**Challenge:** Leave the pictures out, and output exactly the lines from the one containing "Emit a LaTeX" through the one containing "(0,0) rectangle (1020,445);".

**Information given:**
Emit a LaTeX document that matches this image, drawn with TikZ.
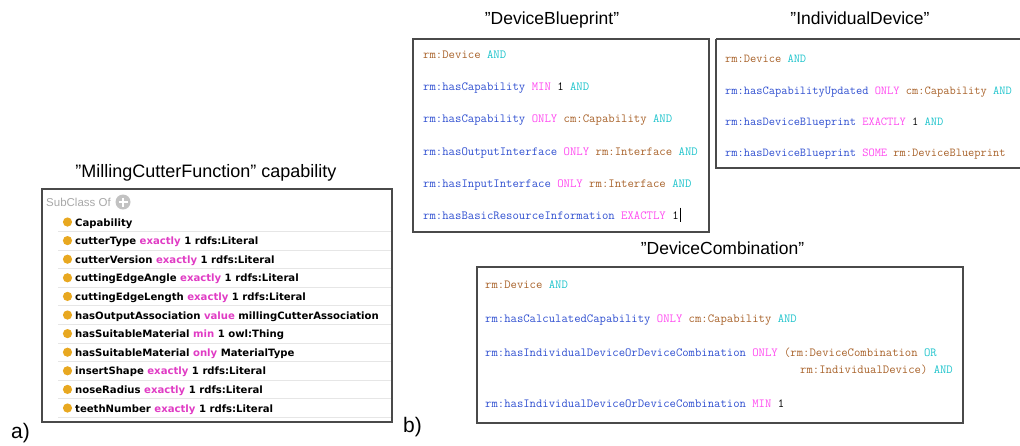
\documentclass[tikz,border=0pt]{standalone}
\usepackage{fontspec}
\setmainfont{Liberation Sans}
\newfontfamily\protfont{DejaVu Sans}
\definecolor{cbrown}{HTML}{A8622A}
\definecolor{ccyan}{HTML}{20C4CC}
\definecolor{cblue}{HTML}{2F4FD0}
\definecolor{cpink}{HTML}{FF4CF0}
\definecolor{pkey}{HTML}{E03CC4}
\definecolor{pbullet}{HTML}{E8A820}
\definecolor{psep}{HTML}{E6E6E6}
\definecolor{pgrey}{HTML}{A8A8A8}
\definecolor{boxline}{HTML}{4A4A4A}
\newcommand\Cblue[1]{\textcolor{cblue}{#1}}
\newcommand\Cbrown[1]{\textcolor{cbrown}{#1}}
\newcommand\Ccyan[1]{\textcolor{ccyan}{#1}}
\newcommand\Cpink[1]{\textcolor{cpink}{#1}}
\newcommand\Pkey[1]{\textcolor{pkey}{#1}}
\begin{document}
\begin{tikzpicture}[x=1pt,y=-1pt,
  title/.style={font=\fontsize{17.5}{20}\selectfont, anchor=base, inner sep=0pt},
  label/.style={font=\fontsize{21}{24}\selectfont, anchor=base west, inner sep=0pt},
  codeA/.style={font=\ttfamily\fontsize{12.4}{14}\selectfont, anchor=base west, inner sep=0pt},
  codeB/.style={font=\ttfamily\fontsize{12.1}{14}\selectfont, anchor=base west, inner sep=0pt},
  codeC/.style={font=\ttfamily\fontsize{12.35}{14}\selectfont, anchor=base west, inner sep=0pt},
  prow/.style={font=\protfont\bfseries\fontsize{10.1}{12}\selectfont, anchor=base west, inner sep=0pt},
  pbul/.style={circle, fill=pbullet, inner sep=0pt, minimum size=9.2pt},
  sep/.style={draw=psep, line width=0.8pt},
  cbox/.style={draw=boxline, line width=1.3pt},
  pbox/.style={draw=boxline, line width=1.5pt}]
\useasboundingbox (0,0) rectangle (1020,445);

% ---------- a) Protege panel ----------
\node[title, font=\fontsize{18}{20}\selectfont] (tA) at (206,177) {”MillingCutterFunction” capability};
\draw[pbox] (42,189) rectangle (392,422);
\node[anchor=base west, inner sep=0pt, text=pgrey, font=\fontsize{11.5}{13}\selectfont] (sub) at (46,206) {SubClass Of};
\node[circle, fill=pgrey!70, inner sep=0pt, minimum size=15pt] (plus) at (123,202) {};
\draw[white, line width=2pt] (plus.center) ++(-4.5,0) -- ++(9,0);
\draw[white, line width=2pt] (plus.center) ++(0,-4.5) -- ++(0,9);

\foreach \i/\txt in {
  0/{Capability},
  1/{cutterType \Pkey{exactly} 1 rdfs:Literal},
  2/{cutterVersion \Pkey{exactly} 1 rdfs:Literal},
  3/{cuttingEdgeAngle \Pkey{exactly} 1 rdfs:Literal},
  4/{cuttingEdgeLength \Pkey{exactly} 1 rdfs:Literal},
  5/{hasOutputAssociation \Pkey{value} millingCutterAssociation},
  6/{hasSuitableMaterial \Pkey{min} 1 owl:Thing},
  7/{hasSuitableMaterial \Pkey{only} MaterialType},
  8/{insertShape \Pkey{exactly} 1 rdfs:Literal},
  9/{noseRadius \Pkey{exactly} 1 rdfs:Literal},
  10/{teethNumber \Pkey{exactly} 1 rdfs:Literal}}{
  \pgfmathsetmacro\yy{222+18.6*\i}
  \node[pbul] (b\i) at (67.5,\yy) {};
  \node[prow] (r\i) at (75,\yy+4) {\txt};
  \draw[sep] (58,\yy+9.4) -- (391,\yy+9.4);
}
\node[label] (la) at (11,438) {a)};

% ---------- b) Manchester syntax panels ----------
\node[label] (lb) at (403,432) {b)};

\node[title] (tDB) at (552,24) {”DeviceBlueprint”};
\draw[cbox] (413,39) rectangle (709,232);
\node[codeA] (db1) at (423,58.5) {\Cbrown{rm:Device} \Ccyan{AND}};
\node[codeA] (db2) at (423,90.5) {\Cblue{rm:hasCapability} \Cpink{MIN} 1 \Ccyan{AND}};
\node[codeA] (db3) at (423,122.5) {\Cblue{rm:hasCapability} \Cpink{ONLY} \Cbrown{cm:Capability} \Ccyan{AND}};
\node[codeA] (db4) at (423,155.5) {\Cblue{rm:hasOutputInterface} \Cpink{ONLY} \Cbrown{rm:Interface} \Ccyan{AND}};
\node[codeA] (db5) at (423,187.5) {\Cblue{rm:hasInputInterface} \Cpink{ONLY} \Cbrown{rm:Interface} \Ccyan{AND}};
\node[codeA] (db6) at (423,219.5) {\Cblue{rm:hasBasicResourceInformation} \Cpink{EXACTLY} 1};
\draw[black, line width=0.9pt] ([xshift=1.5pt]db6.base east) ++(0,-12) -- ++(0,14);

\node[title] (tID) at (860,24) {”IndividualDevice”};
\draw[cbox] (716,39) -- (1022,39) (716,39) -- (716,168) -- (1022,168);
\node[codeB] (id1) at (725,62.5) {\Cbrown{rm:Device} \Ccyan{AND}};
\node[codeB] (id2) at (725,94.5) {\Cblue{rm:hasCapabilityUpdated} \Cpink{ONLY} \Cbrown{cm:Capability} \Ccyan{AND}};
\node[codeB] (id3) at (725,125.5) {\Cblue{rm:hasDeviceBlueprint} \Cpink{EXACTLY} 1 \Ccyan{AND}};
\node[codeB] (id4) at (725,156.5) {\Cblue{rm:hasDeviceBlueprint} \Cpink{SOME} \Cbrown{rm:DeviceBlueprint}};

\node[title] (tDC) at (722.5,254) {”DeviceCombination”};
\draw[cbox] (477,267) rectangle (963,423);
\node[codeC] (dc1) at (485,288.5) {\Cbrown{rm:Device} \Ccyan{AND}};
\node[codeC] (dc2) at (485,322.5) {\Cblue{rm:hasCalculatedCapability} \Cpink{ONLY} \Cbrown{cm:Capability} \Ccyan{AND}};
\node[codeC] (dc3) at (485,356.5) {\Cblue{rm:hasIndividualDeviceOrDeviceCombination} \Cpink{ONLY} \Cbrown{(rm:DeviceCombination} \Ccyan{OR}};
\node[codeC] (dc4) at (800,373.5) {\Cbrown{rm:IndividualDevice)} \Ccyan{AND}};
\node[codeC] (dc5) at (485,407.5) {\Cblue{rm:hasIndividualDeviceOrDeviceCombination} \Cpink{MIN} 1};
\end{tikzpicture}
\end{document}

---

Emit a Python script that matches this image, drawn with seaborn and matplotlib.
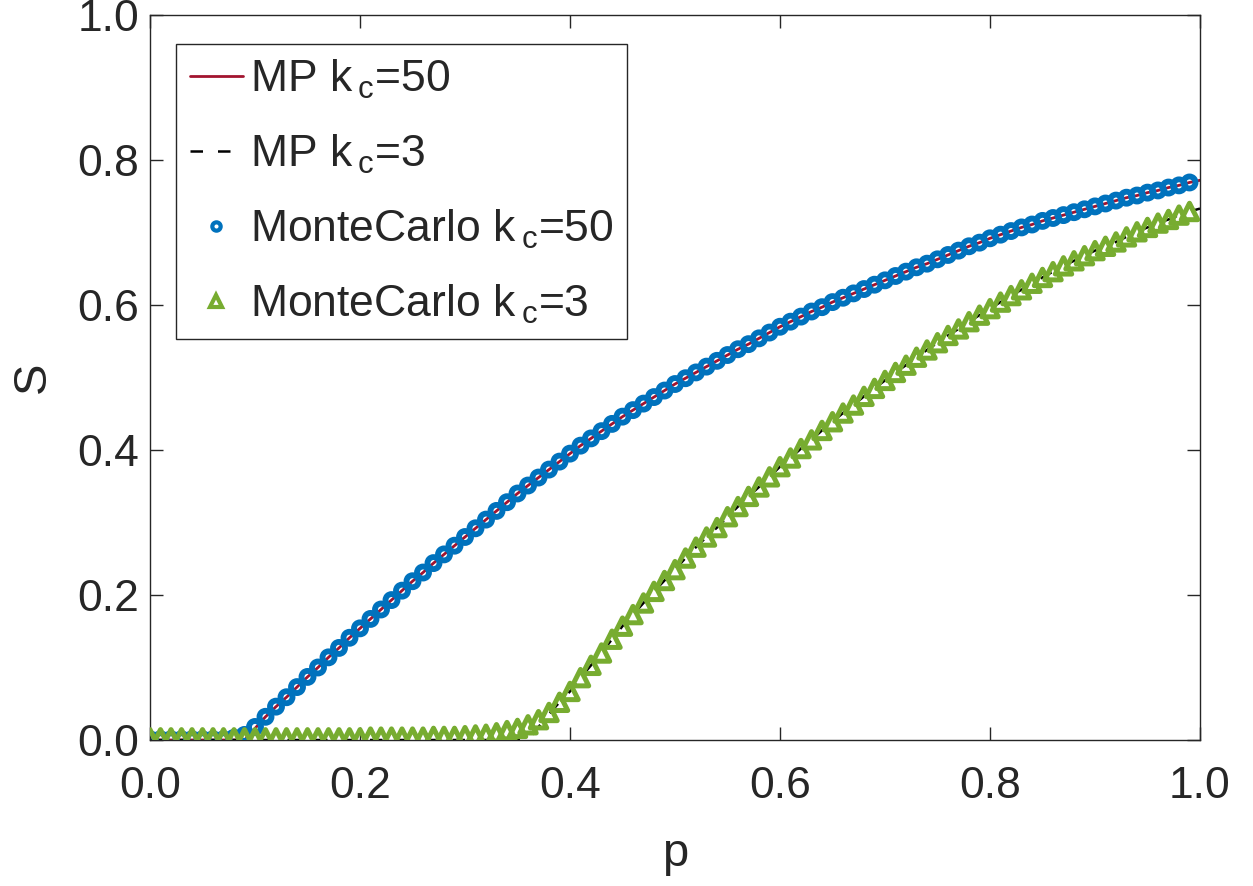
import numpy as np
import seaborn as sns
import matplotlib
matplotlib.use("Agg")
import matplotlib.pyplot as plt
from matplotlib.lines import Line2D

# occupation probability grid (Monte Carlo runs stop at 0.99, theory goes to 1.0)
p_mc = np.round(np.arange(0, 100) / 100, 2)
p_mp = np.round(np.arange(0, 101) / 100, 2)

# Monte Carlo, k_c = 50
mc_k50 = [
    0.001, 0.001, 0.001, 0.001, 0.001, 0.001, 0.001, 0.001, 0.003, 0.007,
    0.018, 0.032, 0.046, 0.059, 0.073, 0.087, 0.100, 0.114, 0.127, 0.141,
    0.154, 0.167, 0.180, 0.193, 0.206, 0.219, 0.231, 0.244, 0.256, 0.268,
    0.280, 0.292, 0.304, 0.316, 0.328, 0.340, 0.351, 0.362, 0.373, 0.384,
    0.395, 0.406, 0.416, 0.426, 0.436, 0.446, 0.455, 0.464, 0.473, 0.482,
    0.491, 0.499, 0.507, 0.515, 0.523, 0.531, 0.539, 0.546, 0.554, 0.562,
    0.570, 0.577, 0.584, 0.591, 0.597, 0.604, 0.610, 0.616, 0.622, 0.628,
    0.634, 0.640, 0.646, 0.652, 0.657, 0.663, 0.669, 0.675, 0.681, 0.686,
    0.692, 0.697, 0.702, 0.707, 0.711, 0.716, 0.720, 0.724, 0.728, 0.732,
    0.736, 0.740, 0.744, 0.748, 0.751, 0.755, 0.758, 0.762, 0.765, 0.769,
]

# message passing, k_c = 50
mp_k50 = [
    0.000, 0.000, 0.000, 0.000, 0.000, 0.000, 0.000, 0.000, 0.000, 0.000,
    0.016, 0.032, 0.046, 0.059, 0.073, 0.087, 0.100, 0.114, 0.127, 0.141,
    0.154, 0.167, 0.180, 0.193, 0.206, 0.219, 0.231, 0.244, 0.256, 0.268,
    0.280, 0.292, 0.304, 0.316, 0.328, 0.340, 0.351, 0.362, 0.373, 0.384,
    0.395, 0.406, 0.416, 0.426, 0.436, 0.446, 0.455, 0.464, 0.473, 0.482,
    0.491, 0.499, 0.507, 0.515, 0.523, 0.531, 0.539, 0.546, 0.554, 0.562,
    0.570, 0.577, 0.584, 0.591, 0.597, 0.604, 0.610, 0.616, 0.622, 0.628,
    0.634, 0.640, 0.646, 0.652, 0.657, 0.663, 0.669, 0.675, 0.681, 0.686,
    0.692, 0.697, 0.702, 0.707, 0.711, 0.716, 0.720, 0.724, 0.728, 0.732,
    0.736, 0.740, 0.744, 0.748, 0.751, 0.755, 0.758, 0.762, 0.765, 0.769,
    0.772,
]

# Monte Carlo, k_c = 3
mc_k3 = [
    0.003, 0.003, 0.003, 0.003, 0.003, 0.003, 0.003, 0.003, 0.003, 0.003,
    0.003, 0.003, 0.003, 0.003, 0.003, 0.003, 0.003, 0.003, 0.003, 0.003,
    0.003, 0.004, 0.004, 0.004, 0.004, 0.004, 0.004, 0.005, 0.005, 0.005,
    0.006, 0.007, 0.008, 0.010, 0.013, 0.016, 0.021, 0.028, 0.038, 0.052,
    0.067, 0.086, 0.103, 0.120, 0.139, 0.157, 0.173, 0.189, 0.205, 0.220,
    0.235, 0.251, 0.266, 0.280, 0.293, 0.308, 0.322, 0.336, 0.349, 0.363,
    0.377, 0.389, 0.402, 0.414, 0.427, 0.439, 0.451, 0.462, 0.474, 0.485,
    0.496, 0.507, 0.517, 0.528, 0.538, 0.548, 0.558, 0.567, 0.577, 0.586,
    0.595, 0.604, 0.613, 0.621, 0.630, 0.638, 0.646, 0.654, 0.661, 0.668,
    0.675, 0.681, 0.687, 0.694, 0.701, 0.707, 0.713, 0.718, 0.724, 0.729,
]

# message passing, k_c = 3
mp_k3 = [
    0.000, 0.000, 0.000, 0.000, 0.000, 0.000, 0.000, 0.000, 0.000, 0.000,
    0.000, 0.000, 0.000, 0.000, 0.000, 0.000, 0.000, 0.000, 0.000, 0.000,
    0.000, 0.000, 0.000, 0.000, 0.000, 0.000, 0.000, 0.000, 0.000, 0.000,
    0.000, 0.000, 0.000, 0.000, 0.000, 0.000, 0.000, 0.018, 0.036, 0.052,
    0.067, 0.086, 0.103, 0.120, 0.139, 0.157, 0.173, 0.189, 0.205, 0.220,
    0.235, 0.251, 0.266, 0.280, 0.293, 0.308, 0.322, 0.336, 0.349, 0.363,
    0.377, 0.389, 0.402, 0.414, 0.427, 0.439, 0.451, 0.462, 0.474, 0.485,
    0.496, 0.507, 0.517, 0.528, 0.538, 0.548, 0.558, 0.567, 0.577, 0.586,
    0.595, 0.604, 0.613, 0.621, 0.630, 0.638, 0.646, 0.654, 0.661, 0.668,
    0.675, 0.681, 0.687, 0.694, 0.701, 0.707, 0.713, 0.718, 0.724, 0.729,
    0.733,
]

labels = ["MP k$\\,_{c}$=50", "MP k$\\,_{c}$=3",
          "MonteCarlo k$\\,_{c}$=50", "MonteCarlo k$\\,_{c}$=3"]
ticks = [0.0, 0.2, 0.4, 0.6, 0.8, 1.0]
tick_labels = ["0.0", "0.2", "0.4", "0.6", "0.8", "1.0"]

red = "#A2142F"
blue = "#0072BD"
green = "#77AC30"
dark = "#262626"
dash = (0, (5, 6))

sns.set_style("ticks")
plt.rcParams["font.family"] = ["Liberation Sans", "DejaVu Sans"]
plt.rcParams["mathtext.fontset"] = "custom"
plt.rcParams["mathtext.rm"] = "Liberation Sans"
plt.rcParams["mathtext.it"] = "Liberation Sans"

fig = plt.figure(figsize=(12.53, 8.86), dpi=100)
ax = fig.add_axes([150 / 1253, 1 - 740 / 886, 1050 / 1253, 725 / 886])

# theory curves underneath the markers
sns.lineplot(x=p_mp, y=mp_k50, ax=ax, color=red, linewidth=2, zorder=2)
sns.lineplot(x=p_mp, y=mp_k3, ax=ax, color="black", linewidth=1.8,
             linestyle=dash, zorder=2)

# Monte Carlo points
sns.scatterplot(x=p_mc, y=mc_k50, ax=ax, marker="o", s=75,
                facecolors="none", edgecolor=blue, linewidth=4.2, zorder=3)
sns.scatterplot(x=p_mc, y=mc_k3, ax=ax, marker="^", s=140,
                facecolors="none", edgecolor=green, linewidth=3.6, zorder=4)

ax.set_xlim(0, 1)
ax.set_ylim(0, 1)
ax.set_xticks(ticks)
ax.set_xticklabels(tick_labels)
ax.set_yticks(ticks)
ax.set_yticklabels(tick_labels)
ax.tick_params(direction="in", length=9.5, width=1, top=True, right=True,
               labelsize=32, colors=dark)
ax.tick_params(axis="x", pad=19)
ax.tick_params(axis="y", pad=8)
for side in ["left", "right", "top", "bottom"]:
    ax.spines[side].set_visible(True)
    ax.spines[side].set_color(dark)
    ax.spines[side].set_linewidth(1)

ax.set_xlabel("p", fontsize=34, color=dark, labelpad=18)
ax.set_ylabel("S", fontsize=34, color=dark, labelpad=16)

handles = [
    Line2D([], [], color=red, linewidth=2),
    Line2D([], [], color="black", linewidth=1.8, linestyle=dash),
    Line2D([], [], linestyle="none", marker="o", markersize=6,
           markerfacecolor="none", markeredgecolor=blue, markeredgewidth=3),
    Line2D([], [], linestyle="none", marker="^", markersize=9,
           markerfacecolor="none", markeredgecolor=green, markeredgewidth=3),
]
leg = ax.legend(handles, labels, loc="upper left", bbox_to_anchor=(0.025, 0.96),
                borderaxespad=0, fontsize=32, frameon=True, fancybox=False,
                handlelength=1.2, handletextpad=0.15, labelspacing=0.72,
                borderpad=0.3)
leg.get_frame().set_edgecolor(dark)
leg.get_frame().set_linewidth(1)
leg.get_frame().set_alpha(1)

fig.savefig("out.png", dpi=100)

==

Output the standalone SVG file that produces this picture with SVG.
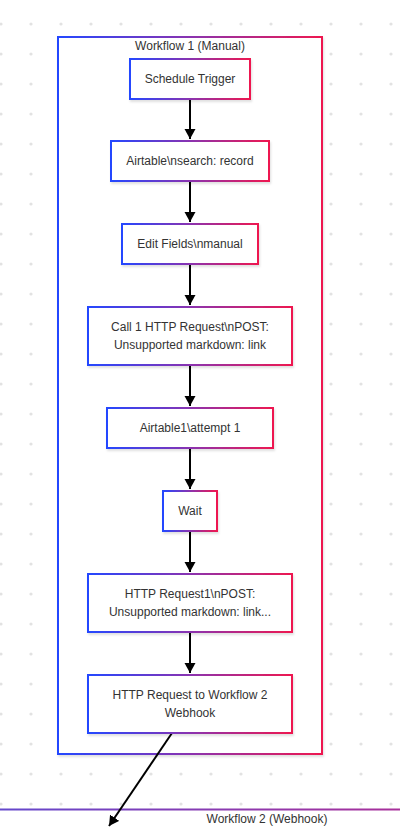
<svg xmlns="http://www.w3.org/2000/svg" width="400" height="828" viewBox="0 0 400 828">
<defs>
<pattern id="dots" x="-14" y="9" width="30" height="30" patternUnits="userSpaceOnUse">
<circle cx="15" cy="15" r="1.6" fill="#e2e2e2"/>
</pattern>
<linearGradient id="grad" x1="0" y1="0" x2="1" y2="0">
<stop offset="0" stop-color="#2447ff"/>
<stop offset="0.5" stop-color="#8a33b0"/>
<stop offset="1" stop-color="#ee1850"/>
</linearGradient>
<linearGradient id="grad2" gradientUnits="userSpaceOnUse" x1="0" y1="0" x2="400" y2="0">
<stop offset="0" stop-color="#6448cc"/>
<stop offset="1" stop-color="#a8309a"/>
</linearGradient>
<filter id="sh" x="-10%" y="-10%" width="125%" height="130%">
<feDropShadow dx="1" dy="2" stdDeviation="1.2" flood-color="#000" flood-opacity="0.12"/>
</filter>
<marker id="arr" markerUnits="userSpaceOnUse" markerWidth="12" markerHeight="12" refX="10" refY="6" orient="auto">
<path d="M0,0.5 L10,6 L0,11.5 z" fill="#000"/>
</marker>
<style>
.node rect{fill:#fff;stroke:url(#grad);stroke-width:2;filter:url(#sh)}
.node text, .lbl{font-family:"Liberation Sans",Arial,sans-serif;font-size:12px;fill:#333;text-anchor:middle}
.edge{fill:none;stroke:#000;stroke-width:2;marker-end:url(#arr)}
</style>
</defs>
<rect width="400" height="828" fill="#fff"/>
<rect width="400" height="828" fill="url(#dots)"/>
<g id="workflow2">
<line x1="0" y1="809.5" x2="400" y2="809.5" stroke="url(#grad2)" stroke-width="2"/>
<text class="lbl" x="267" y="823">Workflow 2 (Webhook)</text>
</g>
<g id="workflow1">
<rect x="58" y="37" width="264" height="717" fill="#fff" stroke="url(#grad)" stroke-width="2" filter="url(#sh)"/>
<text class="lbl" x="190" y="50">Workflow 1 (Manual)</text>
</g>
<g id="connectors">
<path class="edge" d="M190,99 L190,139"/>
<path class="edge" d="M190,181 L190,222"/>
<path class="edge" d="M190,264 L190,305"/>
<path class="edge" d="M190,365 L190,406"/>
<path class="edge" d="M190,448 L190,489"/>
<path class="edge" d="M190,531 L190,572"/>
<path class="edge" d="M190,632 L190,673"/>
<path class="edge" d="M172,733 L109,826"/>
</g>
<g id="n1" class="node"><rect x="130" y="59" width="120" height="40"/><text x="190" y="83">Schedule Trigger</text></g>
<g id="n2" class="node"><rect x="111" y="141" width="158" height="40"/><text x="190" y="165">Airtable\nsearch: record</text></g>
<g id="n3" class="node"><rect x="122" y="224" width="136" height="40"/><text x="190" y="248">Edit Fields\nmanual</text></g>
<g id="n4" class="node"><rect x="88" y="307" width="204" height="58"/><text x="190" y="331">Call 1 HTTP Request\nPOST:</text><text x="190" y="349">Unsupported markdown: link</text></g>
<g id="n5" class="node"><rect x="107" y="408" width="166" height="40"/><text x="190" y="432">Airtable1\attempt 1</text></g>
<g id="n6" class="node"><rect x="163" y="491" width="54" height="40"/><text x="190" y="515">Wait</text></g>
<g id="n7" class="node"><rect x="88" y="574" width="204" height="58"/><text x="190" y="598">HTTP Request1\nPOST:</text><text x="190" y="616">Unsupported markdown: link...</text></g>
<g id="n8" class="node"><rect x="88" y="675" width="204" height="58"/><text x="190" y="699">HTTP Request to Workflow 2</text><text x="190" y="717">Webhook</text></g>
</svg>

**Written answer:**
Emit a LaTeX document that matches this image, drawn with TikZ.
\documentclass[tikz,border=0pt]{standalone}
\usepackage{fontspec}
\setmainfont{Liberation Sans}
\newfontfamily\protfont{DejaVu Sans}
\definecolor{cbrown}{HTML}{A8622A}
\definecolor{ccyan}{HTML}{20C4CC}
\definecolor{cblue}{HTML}{2F4FD0}
\definecolor{cpink}{HTML}{FF4CF0}
\definecolor{pkey}{HTML}{E03CC4}
\definecolor{pbullet}{HTML}{E8A820}
\definecolor{psep}{HTML}{E6E6E6}
\definecolor{pgrey}{HTML}{A8A8A8}
\definecolor{boxline}{HTML}{4A4A4A}
\newcommand\Cblue[1]{\textcolor{cblue}{#1}}
\newcommand\Cbrown[1]{\textcolor{cbrown}{#1}}
\newcommand\Ccyan[1]{\textcolor{ccyan}{#1}}
\newcommand\Cpink[1]{\textcolor{cpink}{#1}}
\newcommand\Pkey[1]{\textcolor{pkey}{#1}}
\begin{document}
\begin{tikzpicture}[x=1pt,y=-1pt,
  title/.style={font=\fontsize{17.5}{20}\selectfont, anchor=base, inner sep=0pt},
  label/.style={font=\fontsize{21}{24}\selectfont, anchor=base west, inner sep=0pt},
  codeA/.style={font=\ttfamily\fontsize{12.4}{14}\selectfont, anchor=base west, inner sep=0pt},
  codeB/.style={font=\ttfamily\fontsize{12.1}{14}\selectfont, anchor=base west, inner sep=0pt},
  codeC/.style={font=\ttfamily\fontsize{12.35}{14}\selectfont, anchor=base west, inner sep=0pt},
  prow/.style={font=\protfont\bfseries\fontsize{10.1}{12}\selectfont, anchor=base west, inner sep=0pt},
  pbul/.style={circle, fill=pbullet, inner sep=0pt, minimum size=9.2pt},
  sep/.style={draw=psep, line width=0.8pt},
  cbox/.style={draw=boxline, line width=1.3pt},
  pbox/.style={draw=boxline, line width=1.5pt}]
\useasboundingbox (0,0) rectangle (1020,445);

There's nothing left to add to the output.